Truly WATCHABLE and educational film.
I learned a TON from this film. I started watching it thinking I had a good handle on just how terrible Hollywood has been to the cause of First Nations education, but I was wrong. From the revelation of a SURPRISING number of Hollywood actors who are still alive and have played First Nations peoples in their careers to the surprisingly obvious (how did I not realize this?!) fact that nearly all portrayals of First Nations Peoples on film are of the Plains People - feathered war bonnets and all! There is truly so much that is positive that I could say about this film, but the most important of which is the fact that it has been funded, produced and released to the wider public at TIFF and various other means (I myself watched it on television, yaay!) and it is largely the work of First Nations artists and community. I hope that funding continues so that further quality works like this can be released! Truly a revelation!

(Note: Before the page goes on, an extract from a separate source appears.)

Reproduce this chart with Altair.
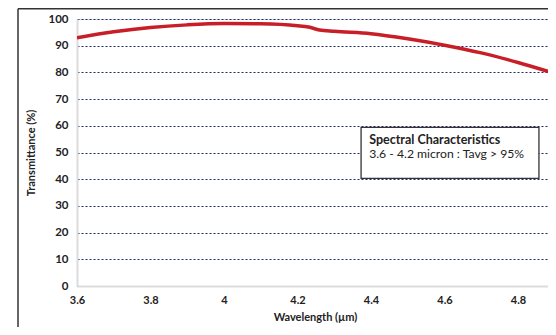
import altair as alt
import pandas as pd

# Curve data
wavelength = [3.6, 3.7, 3.8, 3.9, 4.0, 4.1, 4.2, 4.23, 4.26, 4.3, 4.4, 4.5, 4.6, 4.7, 4.8, 4.9]
transmittance = [93.0, 95.2, 96.8, 97.8, 98.3, 98.2, 97.5, 97.0, 95.9, 95.4, 94.5, 92.6, 90.2, 87.3, 83.7, 79.6]

y_ticks = [0, 10, 20, 30, 40, 50, 60, 70, 80, 90, 100]
x_ticks = [3.6, 3.8, 4.0, 4.2, 4.4, 4.6, 4.8]

box_title = "Spectral Characteristics"
box_text = "3.6 - 4.2 micron : Tavg > 95%"

FONT = "Lato"
W, H = 471, 267

df = pd.DataFrame({"wl": wavelength, "t": transmittance})

x_scale = alt.Scale(domain=[3.6, 3.6 + W / 367.5], nice=False, zero=False)
y_scale = alt.Scale(domain=[0, 100], nice=False)

x_axis = alt.Axis(values=x_ticks, title="Wavelength (µm)", grid=False,
                  ticks=False, domainColor="#dcdcdc", domainWidth=2,
                  labelFont=FONT, labelFontWeight="bold", labelFontSize=11,
                  labelColor="#222", labelPadding=8, labelOverlap=False,
                  labelFlush=False,
                  labelExpr="format(datum.value, '.1~f')",
                  titleFont=FONT, titleFontWeight="bold", titleFontSize=11,
                  titleColor="#222", titlePadding=6, titleX=238,
                  zindex=1)
y_axis = alt.Axis(values=y_ticks, title="Transmittance (%)", grid=True,
                  gridColor="#1f2a6b", gridDash=[2, 2], gridWidth=1,
                  ticks=False, domainColor="#dcdcdc", domainWidth=2,
                  labelFont=FONT, labelFontWeight="bold", labelFontSize=11.5,
                  labelColor="#222", labelPadding=9, labelOverlap=False,
                  labelFlush=False,
                  titleFont=FONT, titleFontWeight="bold", titleFontSize=11,
                  titleColor="#222", titlePadding=11)

X = lambda f: alt.X(f, scale=x_scale, axis=x_axis)
Y = lambda f: alt.Y(f, scale=y_scale, axis=y_axis)

line = alt.Chart(df).mark_line(
    color="#c81e28", strokeWidth=3.5, interpolate="monotone", clip=True
).encode(x=X("wl:Q"), y=Y("t:Q"))

box_df = pd.DataFrame({"wl": [4.373], "x2": [4.857], "t": [59.4], "y2": [40.3]})
box = alt.Chart(box_df).mark_rect(fill="white", stroke="#333", strokeWidth=1.3).encode(
    x=X("wl:Q"), x2="x2:Q", y=Y("t:Q"), y2="y2:Q",
)

txt_df = pd.DataFrame({"wl": [4.395, 4.395], "t": [53.3, 47.8],
                       "label": [box_title, box_text]})
t1 = alt.Chart(txt_df.iloc[[0]]).mark_text(
    align="left", baseline="alphabetic", font=FONT, fontSize=12.5, fontWeight="bold", color="#222"
).encode(x=X("wl:Q"), y=Y("t:Q"), text="label:N")
t2 = alt.Chart(txt_df.iloc[[1]]).mark_text(
    align="left", baseline="alphabetic", font=FONT, fontSize=12.2, color="#222"
).encode(x=X("wl:Q"), y=Y("t:Q"), text="label:N")

frame_top = alt.Chart(pd.DataFrame({"a": [0]})).mark_rule(color="#333", strokeWidth=1.5).encode(
    x=alt.value(-59), x2=alt.value(W + 20), y=alt.value(-10.2)
)
frame_left = alt.Chart(pd.DataFrame({"a": [0]})).mark_rule(color="#333", strokeWidth=1.5).encode(
    x=alt.value(-59), y=alt.value(-10.2), y2=alt.value(H + 60)
)

chart = alt.layer(line, box, t1, t2, frame_top, frame_left).properties(
    width=W, height=H,
    autosize=alt.AutoSizeParams(type="none"),
    padding={"left": 69, "top": 11, "right": 0, "bottom": 41},
).configure_view(stroke=None).configure(background="white")

chart.save("out.html", embed_options={"renderer": "svg", "actions": False})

A cliché of a cliché with limited credibility
I am an Ojibwe American Indian. In the first place, including Rusell Means in this film proves how absolutely uninformed the film maker really is. Means has been universally discredited as a gangster and killer by the broad American Indian community...there could be no more offensive presence in a film about American Indians. Otherwise the film is a terribly overworked cliché of itself and shows serious problems that are designed to fit the writer's agenda but does not tell an accurate story. There is so little good and correct information available on American Indians that many film-makers, including this one, just make things up. Modern people often feel so guilty and sympathetic, if they feel anything at all, about the American Indian, that a film like this will get good reviews just because it confirms the paranoid tendencies of the new world order. Had the improperly focused writer and film-maker chosen to tell a more positive and honest story, this film could have had some value. As it is, it tells a somewhat true story in such a paranoid and selective way that it, too, has become another part of the problem.